On the other hand, I was just told by a participant of my Brooklyn Marx reading group that some friends bought a jacket in a second hand shop that they qualified as “Marxist”. It was some kind of Soviet or Chinese army jacket and attracted their attention. They bought it because it was “Marxist”. Is Marxism chic, something to wear, something to eat, something to show off, something to consume, something to look for? Interesting enough, today even the negative imaginary is fading out like these jackets.
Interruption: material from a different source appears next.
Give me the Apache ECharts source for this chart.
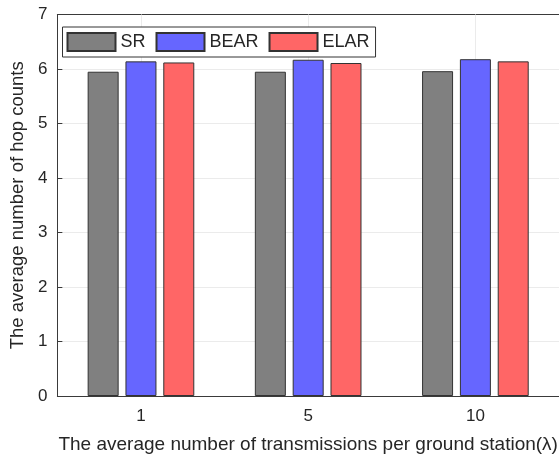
<!DOCTYPE html>
<html>
<head>
<meta charset="utf-8">
<script src="https://cdn.jsdelivr.net/npm/echarts@6/dist/echarts.min.js"></script>
<style>html,body{margin:0;padding:0;background:#fff;}#c{width:559px;height:459px;}</style>
</head>
<body>
<div id="c"></div>
<script>
const categories = ['1', '5', '10'];
const seriesNames = ['SR', 'BEAR', 'ELAR'];
const srValues = [5.95, 5.95, 5.96];
const bearValues = [6.14, 6.17, 6.18];
const elarValues = [6.12, 6.11, 6.14];
const yTicks = [0, 1, 2, 3, 4, 5, 6, 7];
const colors = ['#808080', '#6666ff', '#ff6666'];

const chart = echarts.init(document.getElementById('c'));
const font = 'Liberation Sans, Arial, Helvetica, sans-serif';
const axisColor = '#3a3a3a';
const textColor = '#262626';

function barSeries(name, data, color) {
  return {
    name: name, type: 'bar', data: data, z: 3,
    barWidth: 31, barGap: '22%',
    itemStyle: { color: color, borderColor: '#333', borderWidth: 1 }
  };
}

chart.setOption({
  animation: false,
  backgroundColor: '#fff',
  grid: { left: 47, right: -8, top: 14.5, bottom: 56, containLabel: false },
  legend: {
    data: seriesNames, z: 20,
    left: 62.5, top: 27,
    icon: 'rect', itemWidth: 48, itemHeight: 18, itemGap: 10,
    padding: [5, 6, 5, 4],
    backgroundColor: '#fff', borderColor: '#333', borderWidth: 1,
    textStyle: { fontFamily: font, fontSize: 18, color: textColor }
  },
  xAxis: [{
    type: 'category', data: categories, position: 'bottom',
    name: 'The average number of transmissions per ground station(\u03bb)',
    nameLocation: 'middle', nameGap: 39,
    nameTextStyle: { fontFamily: font, fontSize: 19, color: textColor },
    axisLine: { lineStyle: { color: axisColor, width: 1 } },
    axisTick: { inside: true, alignWithLabel: true, length: 5, lineStyle: { color: axisColor } },
    axisLabel: { fontFamily: font, fontSize: 17, color: textColor, margin: 12 },
    splitLine: { show: false }
  }, {
    type: 'category', data: categories, position: 'top',
    axisLine: { lineStyle: { color: axisColor, width: 1 } },
    axisTick: { inside: true, alignWithLabel: true, length: 5, lineStyle: { color: axisColor } },
    axisLabel: { show: false },
    splitLine: { show: false }
  }],
  yAxis: {
    type: 'value', min: 0, max: 7, interval: 1,
    name: 'The average number of hop counts',
    nameLocation: 'middle', nameGap: 22, nameRotate: 90,
    nameTextStyle: { fontFamily: font, fontSize: 18.5, color: textColor },
    axisLine: { show: true, lineStyle: { color: axisColor, width: 1 } },
    axisTick: { show: true, inside: true, length: 5, lineStyle: { color: axisColor } },
    axisLabel: { fontFamily: font, fontSize: 17, color: textColor, margin: 10,
      formatter: v => String(yTicks[v] !== undefined ? yTicks[v] : v) },
    splitLine: { show: true, lineStyle: { color: '#ebebeb', width: 1 } }
  },
  series: [
    {
      name: 'grid', type: 'line', data: [], z: 1, silent: true,
      markLine: {
        z: 1, silent: true, symbol: ['none', 'none'], label: { show: false },
        lineStyle: { color: '#ebebeb', type: 'solid', width: 1 },
        data: categories.map(c => ({ xAxis: c }))
      }
    },
    barSeries(seriesNames[0], srValues, colors[0]),
    barSeries(seriesNames[1], bearValues, colors[1]),
    barSeries(seriesNames[2], elarValues, colors[2])
  ]
});
</script>
</body>
</html>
I still have an idea what we might sometimes associate with “Marxism” when it comes in the sentence: “Reading Marx without Marxism” and when we are not in a university campus: We associate it with a set of things ranging from Eastern Block Socialism, Communism, the opposite of Capitalism and its “Free World”, revolt, revolution, guerrilla fights, wars to all horrific crimes and systems of repressions that are done under the name of Communism and a certain doctrine of Marxim. To a certain extend the “burden of history” its horrific crimes, genocides and repressive social orders committed and justified under the banner of brutal indoctrinations and bloody interpretations of Marx and Engels - not just during the years of Stalin - can and should never be forgotten. I don’t want it to be absent. I think it is important to investigate the texts very much for their short comings. Learning from Marx today is not just projecting some of his most brilliant ideas and analyses upon the social, economic and scientific-technical situation today but to also confront them with their own history of tragic failures when certain ideas had to serve as story boards for brutally carving a forcefully better reality into people and their lives and things.

I would also like to add that the “burden of history” as well as the “the burden of the present” are reflected not only in texts by Karl Marx but in all cultural products. This was jet another reading of Marx mostly practiced by Adorno and Horkheimer.